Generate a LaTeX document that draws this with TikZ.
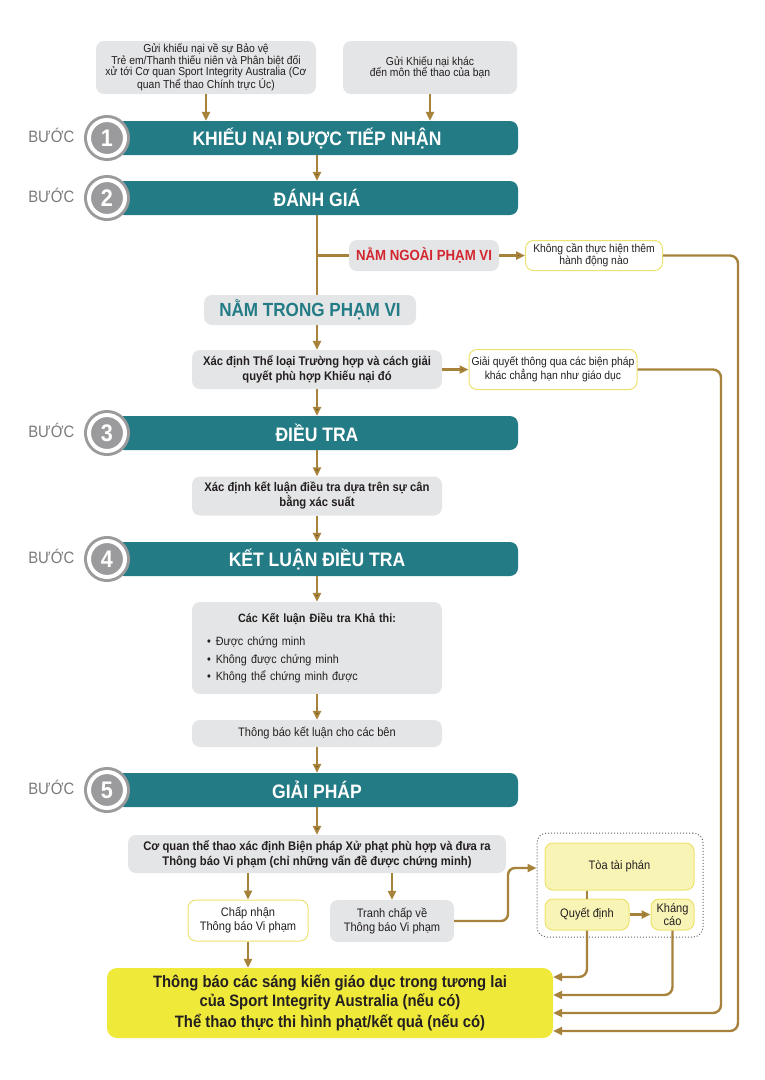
\documentclass[tikz,border=0pt]{standalone}
\usepackage{fontspec}
\setmainfont{Liberation Sans}[FakeStretch=0.9]
\usepackage{tikz}
\usetikzlibrary{arrows.meta, positioning}
\definecolor{barteal}{HTML}{237B85}
\definecolor{boxgrey}{HTML}{E4E5E6}
\definecolor{stepgrey}{HTML}{9B9B9D}
\definecolor{labelgrey}{HTML}{7A7A7C}
\definecolor{flowgold}{HTML}{A6823B}
\definecolor{edgeyellow}{HTML}{EDE26E}
\definecolor{paleyellow}{HTML}{F8F4B5}
\definecolor{finalyellow}{HTML}{EFEA3A}
\definecolor{outred}{HTML}{D22630}
\definecolor{textdark}{HTML}{231F20}

\begin{document}
\begin{tikzpicture}[x=1pt,y=-1pt,>={Triangle[length=9pt,width=8pt]}]
  \tikzstyle{every node}=[align=center,text=textdark,inner sep=2pt]
  \tikzstyle{grey box}=[rectangle,rounded corners=8pt,fill=boxgrey]
  \tikzstyle{white box}=[rectangle,rounded corners=8pt,fill=white,draw=edgeyellow,line width=1pt]
  \tikzstyle{pale box}=[rectangle,rounded corners=8pt,fill=paleyellow,draw=edgeyellow,line width=1pt]
  \tikzstyle{step bar}=[rectangle,rounded corners=8pt,fill=barteal,minimum width=402pt,minimum height=34pt,
    text=white,font=\bfseries\fontsize{19.5}{21}\selectfont]
  \tikzstyle{step circle}=[circle,minimum size=36pt,inner sep=0pt,fill=stepgrey,draw=stepgrey,line width=3pt,
    double=white,double distance=4pt,text=white,font=\bfseries\fontsize{24}{24}\selectfont]
  \tikzstyle{step label}=[text=labelgrey,font=\fontsize{16.5}{17}\selectfont]
  \tikzstyle{small}=[font=\fontsize{11.5}{11.5}\selectfont]
  \tikzstyle{plain}=[font=\fontsize{12.3}{14}\selectfont]
  \tikzstyle{strong}=[font=\bfseries\fontsize{12.5}{15}\selectfont]
  \tikzstyle{flow}=[draw=flowgold,line width=2.4pt]

  \useasboundingbox (0,0) rectangle (764,1080);

  \node[grey box,small,minimum width=220pt,minimum height=53pt] (src_1) at (206,67.5)
    {Gửi khiếu nại về sự Bảo vệ\\Trẻ em/Thanh thiếu niên và Phân biệt đối\\xử tới Cơ quan Sport Integrity Australia (Cơ\\quan Thể thao Chính trực Úc)};
  \node[grey box,small,minimum width=174pt,minimum height=53pt] (src_2) at (430,67.5)
    {Gửi Khiếu nại khác\\đến môn thể thao của bạn};

  \node[step bar] (bar_1) at (317,138) {KHIẾU NẠI ĐƯỢC TIẾP NHẬN};
  \node[step bar] (bar_2) at (317,198) {ĐÁNH GIÁ};
  \node[step bar] (bar_3) at (317,433) {ĐIỀU TRA};
  \node[step bar] (bar_4) at (317,559) {KẾT LUẬN ĐIỀU TRA};
  \node[step bar] (bar_5) at (317,790) {GIẢI PHÁP};

  \node[step circle] (c_1) at (107,138) {1};
  \node[step circle] (c_2) at (107,198) {2};
  \node[step circle] (c_3) at (107,433) {3};
  \node[step circle] (c_4) at (107,559) {4};
  \node[step circle] (c_5) at (107,790) {5};

  \node[step label] (lab_1) [left=11pt of c_1, yshift=3pt] {BƯỚC};
  \node[step label] (lab_2) [left=11pt of c_2, yshift=3pt] {BƯỚC};
  \node[step label] (lab_3) [left=11pt of c_3, yshift=3pt] {BƯỚC};
  \node[step label] (lab_4) [left=11pt of c_4, yshift=3pt] {BƯỚC};
  \node[step label] (lab_5) [left=11pt of c_5, yshift=3pt] {BƯỚC};

  \node[grey box,minimum width=150pt,minimum height=31pt,text=outred,font=\bfseries\fontsize{14.7}{16}\selectfont]
    (range_out) at (424,255.5) {NẰM NGOÀI PHẠM VI};
  \node[white box,small,minimum width=137pt,minimum height=30pt] (no_action) at (594,255.5)
    {Không cần thực hiện thêm\\hành động nào};
  \node[grey box,minimum width=212pt,minimum height=30pt,text=barteal,font=\bfseries\fontsize{19}{20}\selectfont]
    (range_in) at (310,310) {NẰM TRONG PHẠM VI};
  \node[grey box,strong,minimum width=250pt,minimum height=39pt] (det) at (317,369.5)
    {Xác định Thể loại Trường hợp và cách giải\\quyết phù hợp Khiếu nại đó};
  \node[white box,small,minimum width=168pt,minimum height=40pt] (other) at (553,369.5)
    {Giải quyết thông qua các biện pháp\\khác chẳng hạn như giáo dục};

  \node[grey box,strong,minimum width=250pt,minimum height=39pt] (bal) at (317,496)
    {Xác định kết luận điều tra dựa trên sự cân\\bằng xác suất};
  \node[grey box,minimum width=250pt,minimum height=92pt,text width=220pt,align=left,
    font=\fontsize{12}{17.5}\selectfont] (find) at (317,648)
    {\makebox[220pt]{\bfseries Các Kết luận Điều tra Khả thi:}\\[6pt]
     •\hspace{5pt}Được chứng minh\\•\hspace{5pt}Không được chứng minh\\•\hspace{5pt}Không thể chứng minh được};
  \node[grey box,plain,minimum width=250pt,minimum height=27pt] (notify) at (317,733.5)
    {Thông báo kết luận cho các bên};

  \node[grey box,strong,minimum width=378pt,minimum height=38pt] (sanc) at (317,854)
    {Cơ quan thể thao xác định Biện pháp Xử phạt phù hợp và đưa ra\\Thông báo Vi phạm (chỉ những vấn đề được chứng minh)};
  \node[white box,plain,minimum width=120pt,minimum height=41pt] (accept) at (248,920.5)
    {Chấp nhận\\Thông báo Vi phạm};
  \node[grey box,plain,minimum width=124pt,minimum height=42pt] (dispute) at (392,921)
    {Tranh chấp về\\Thông báo Vi phạm};

  \node[rectangle,rounded corners=10pt,draw=textdark!70,dotted,line width=1pt,
    minimum width=166pt,minimum height=104pt] (panel) at (620,885) {};
  \node[pale box,plain,minimum width=149pt,minimum height=47pt] (trib) at (619.5,866.5) {Tòa tài phán};
  \node[pale box,plain,minimum width=84pt,minimum height=31pt] (decision) at (587,914.5) {Quyết định};
  \node[pale box,minimum width=43pt,minimum height=31pt,inner sep=1pt,
    font=\fontsize{12.3}{12.5}\selectfont] (appeal) at (672.5,914.5) {Kháng\\cáo};

  \node[rectangle,rounded corners=10pt,fill=finalyellow,minimum width=446pt,minimum height=70pt,
    font=\bfseries\fontsize{16.5}{18.5}\selectfont] (fin) at (330,1003)
    {Thông báo các sáng kiến giáo dục trong tương lai\\của Sport Integrity Australia (nếu có)\\[3pt]Thể thao thực thi hình phạt/kết quả (nếu có)};

  \path[flow,->]
  (bar_1)       edge (bar_2)
  (range_out)   edge (no_action)
  (det)         edge (other)
  (det)         edge (bar_3)
  (bar_3)       edge (bal)
  (bal)         edge (bar_4)
  (bar_4)       edge (find)
  (find)        edge (notify)
  (notify)      edge (bar_5)
  (bar_5)       edge (sanc)
  (decision)    edge (appeal)
  ;

  \draw[flow,->] (src_1.south) -- (src_1.south |- bar_1.north);
  \draw[flow,->] (src_2.south) -- (src_2.south |- bar_1.north);
  \draw[flow,->] (det.north |- range_in.south) -- (det.north);
  \draw[flow,->] (accept.north |- sanc.south) -- (accept.north);
  \draw[flow,->] (dispute.north |- sanc.south) -- (dispute.north);
  \draw[flow,->] (accept.south) -- (accept.south |- fin.north);
  \draw[flow] (bar_2.south) -- (bar_2.south |- range_in.north);
  \draw[flow] (bar_2.south |- range_out.west) -- (range_out.west);
  \draw[flow] (decision.north |- trib.south) -- (decision.north);

  \draw[flow,->,rounded corners=8pt] (no_action.east) -| (738,1031) -- (fin.east |- 0,1031);
  \draw[flow,->,rounded corners=8pt] (other.east) -| (721,1013) -- (fin.east |- 0,1013);
  \draw[flow,->,rounded corners=8pt] (appeal.south) |- (fin.east |- 0,995);
  \draw[flow,->,rounded corners=8pt] (decision.south) |- (fin.east |- 0,977);
  \draw[flow,->,rounded corners=7pt] (dispute.east) -| (508,868) -- (panel.west |- 0,868);
\end{tikzpicture}
\end{document}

━━━━━━

• **Task description**
Extract the lines exactly, please: the first line of the listing, the line with "(0,0) rectangle (764,1080);", and every line between them, but no pictures.

• **Written solution**
Generate a LaTeX document that draws this with TikZ.
\documentclass[tikz,border=0pt]{standalone}
\usepackage{fontspec}
\setmainfont{Liberation Sans}[FakeStretch=0.9]
\usepackage{tikz}
\usetikzlibrary{arrows.meta, positioning}
\definecolor{barteal}{HTML}{237B85}
\definecolor{boxgrey}{HTML}{E4E5E6}
\definecolor{stepgrey}{HTML}{9B9B9D}
\definecolor{labelgrey}{HTML}{7A7A7C}
\definecolor{flowgold}{HTML}{A6823B}
\definecolor{edgeyellow}{HTML}{EDE26E}
\definecolor{paleyellow}{HTML}{F8F4B5}
\definecolor{finalyellow}{HTML}{EFEA3A}
\definecolor{outred}{HTML}{D22630}
\definecolor{textdark}{HTML}{231F20}

\begin{document}
\begin{tikzpicture}[x=1pt,y=-1pt,>={Triangle[length=9pt,width=8pt]}]
  \tikzstyle{every node}=[align=center,text=textdark,inner sep=2pt]
  \tikzstyle{grey box}=[rectangle,rounded corners=8pt,fill=boxgrey]
  \tikzstyle{white box}=[rectangle,rounded corners=8pt,fill=white,draw=edgeyellow,line width=1pt]
  \tikzstyle{pale box}=[rectangle,rounded corners=8pt,fill=paleyellow,draw=edgeyellow,line width=1pt]
  \tikzstyle{step bar}=[rectangle,rounded corners=8pt,fill=barteal,minimum width=402pt,minimum height=34pt,
    text=white,font=\bfseries\fontsize{19.5}{21}\selectfont]
  \tikzstyle{step circle}=[circle,minimum size=36pt,inner sep=0pt,fill=stepgrey,draw=stepgrey,line width=3pt,
    double=white,double distance=4pt,text=white,font=\bfseries\fontsize{24}{24}\selectfont]
  \tikzstyle{step label}=[text=labelgrey,font=\fontsize{16.5}{17}\selectfont]
  \tikzstyle{small}=[font=\fontsize{11.5}{11.5}\selectfont]
  \tikzstyle{plain}=[font=\fontsize{12.3}{14}\selectfont]
  \tikzstyle{strong}=[font=\bfseries\fontsize{12.5}{15}\selectfont]
  \tikzstyle{flow}=[draw=flowgold,line width=2.4pt]

  \useasboundingbox (0,0) rectangle (764,1080);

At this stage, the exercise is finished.